The prime rule of SF--really, of storytelling in general--is to establish your rules and then live by them. By putting these people in orbit around the Earth in the early 21st century, they established that this is supposed to be a true-to-life story set against a highly realistic backdrop, following all the rules that exist in the real world.
When you do this, you are allowed one or two mulligans, things you can say, "Okay, I know X is true, but in order to tell my story I need for it not to be true, so just this once...?" I let them have the thing about the ASAT test causing all this orbital junk (though not the part about it taking out geosync satellites) because that's part of the bargain you make when you watch a movie.
The people behind Gravity instead took mulligan after mulligan after mulligan. Ultimately the movie suffered for it, and I think that winning all those Oscars has blinded everyone to how much better it could have been if it had been 100% true to life and physically accurate. Gadzooks, I get shivers when I imagine the scene where Sandra Bullock is hanging on the outside of a Soyuz capsule and stuff she can't see is peppering ISS and knocking it to pieces, and then ZING! something pops a hole in the Soyuz's solar panel--that would have been amazing.
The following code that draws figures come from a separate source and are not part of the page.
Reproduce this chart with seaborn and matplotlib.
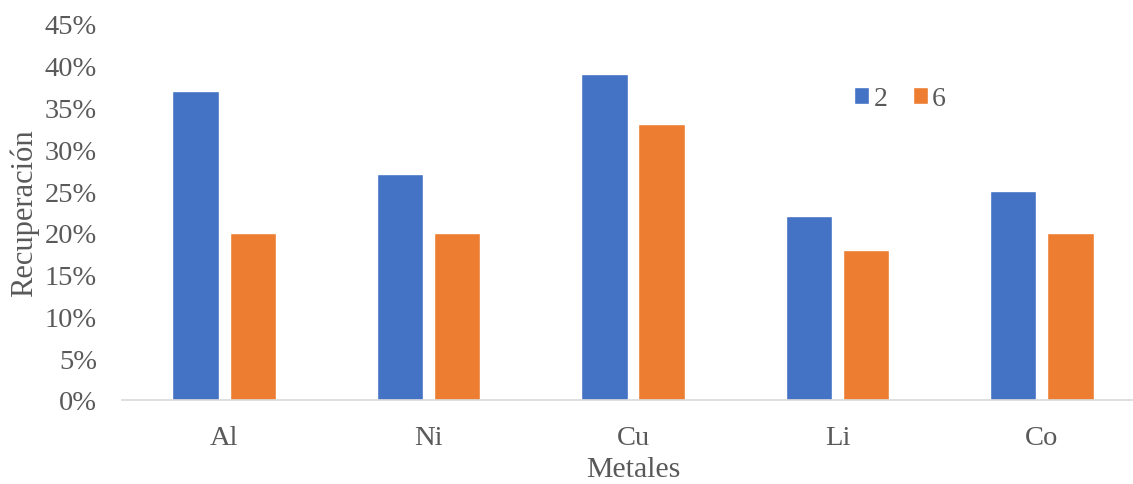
import matplotlib
matplotlib.use("Agg")
import matplotlib.pyplot as plt
import seaborn as sns
import pandas as pd
from matplotlib.patches import Patch

metales = ["Al", "Ni", "Cu", "Li", "Co"]
serie_2 = [37, 27, 39, 22, 25]
serie_6 = [20, 20, 33, 18, 20]
series = ["2", "6"]
yticks = [0, 5, 10, 15, 20, 25, 30, 35, 40, 45]

df = pd.DataFrame({
    "Metales": metales * 2,
    "Recuperación": serie_2 + serie_6,
    "Serie": ["2"] * len(metales) + ["6"] * len(metales),
})

sns.set_theme(style="white")
plt.rcParams['font.family'] = ['Liberation Serif', 'DejaVu Serif']
txt = "#595959"
colors = {"2": "#4472C4", "6": "#ED7D31"}

fig = plt.figure(figsize=(11.33, 4.85), dpi=100)
W, H = 1133, 485
ax = fig.add_axes([122 / W, (H - 401) / H, 1022 / W, 376 / H])

sns.barplot(data=df, x="Metales", y="Recuperación", hue="Serie", hue_order=series,
            palette=colors, width=0.56, gap=0.19, ax=ax, legend=False, saturation=1)

ax.set_xlim(-0.5, 4.5)
ax.set_ylim(0, 45)
ax.set_yticks(yticks)
ax.set_yticklabels([f"{v}%" for v in yticks], color=txt, fontsize=20.5)
ax.tick_params(axis="x", labelsize=20.5, labelcolor=txt, pad=18, length=0)
ax.tick_params(axis="y", length=0, pad=18)
for s in ["top", "right", "left"]:
    ax.spines[s].set_visible(False)
ax.spines["bottom"].set_color("#D9D9D9")
ax.spines["bottom"].set_linewidth(1.2)
ax.set_xlabel("Metales", fontsize=21.5, color=txt, labelpad=4)
ax.set_ylabel("Recuperación", fontsize=22, color=txt, labelpad=4)
ax.grid(False)

handles = [Patch(facecolor=colors[s], label=s) for s in series]
fig.legend(handles=handles, loc="center", bbox_to_anchor=(900 / W, 1 - 100 / H), ncol=2,
           frameon=False, fontsize=20, handlelength=0.55, handleheight=0.55,
           handletextpad=0.15, columnspacing=0.9, labelcolor=txt)

fig.savefig("out.png", dpi=100)
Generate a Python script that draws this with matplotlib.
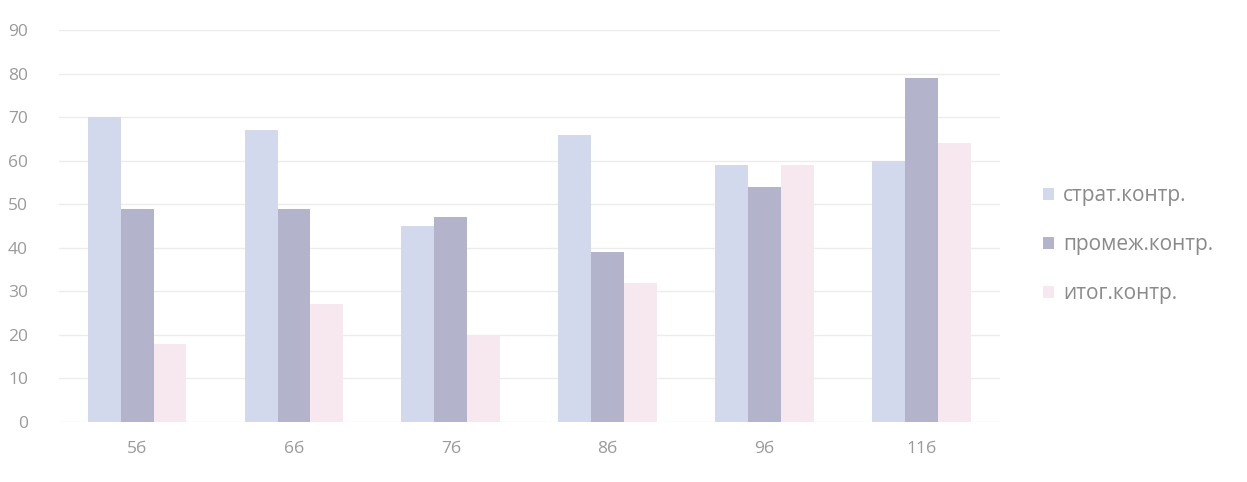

Instead, conventional "trash bashing something to junk" scene played out at highway speeds. *sigh*
* * *
Well, I didn't hate the movie. It certainly was suspenseful, and they did a good job of making the viewer care about Ryan and her predicament. But I didn't like it, and I didn't like it because they did it wrong.
Then again, I find it hard to like any movie that begins with a flat statement, "Life in space is impossible." It's not; if it were, everyone would have been dead before the shitstorm hit.
Yes, humans have to bring their habitat with them. We need spacesuits and -ships and -stations to live there. But if you think about it, we need houses and clothes and other protections from about 90% of the environments we encounter on Earth. By that standard, life on most of Earth is "impossible". I certainly couldn't stay alive in an Illinois winter without my house and clothing and coat, could I?
My other dissatisfaction with this movie stems from the fact that I cannot figure out why it won so big at the Oscars. If a suspenseful story was all it took, we'd see a lot less art house bullshit winning awards; therefore there must be something about the story itself, something political, that I'm missing. The anti-ASAT part of it seems too minor a reason--it's the cause of the story's conflict but it's not shown and not referred to more than once or twice. Certainly no one is saying, "Oh, those evil people trying to weaponize space!" over and over and over again, and one of the movie's (few) strong points is its complete lack of obvious editorialization. It doesn't bludgeon you over the head with a message (unlike the slavery movie, I am told) so why did it win so big? Why was it nominated so many times?
Well, it's not my problem. I don't have to watch it again.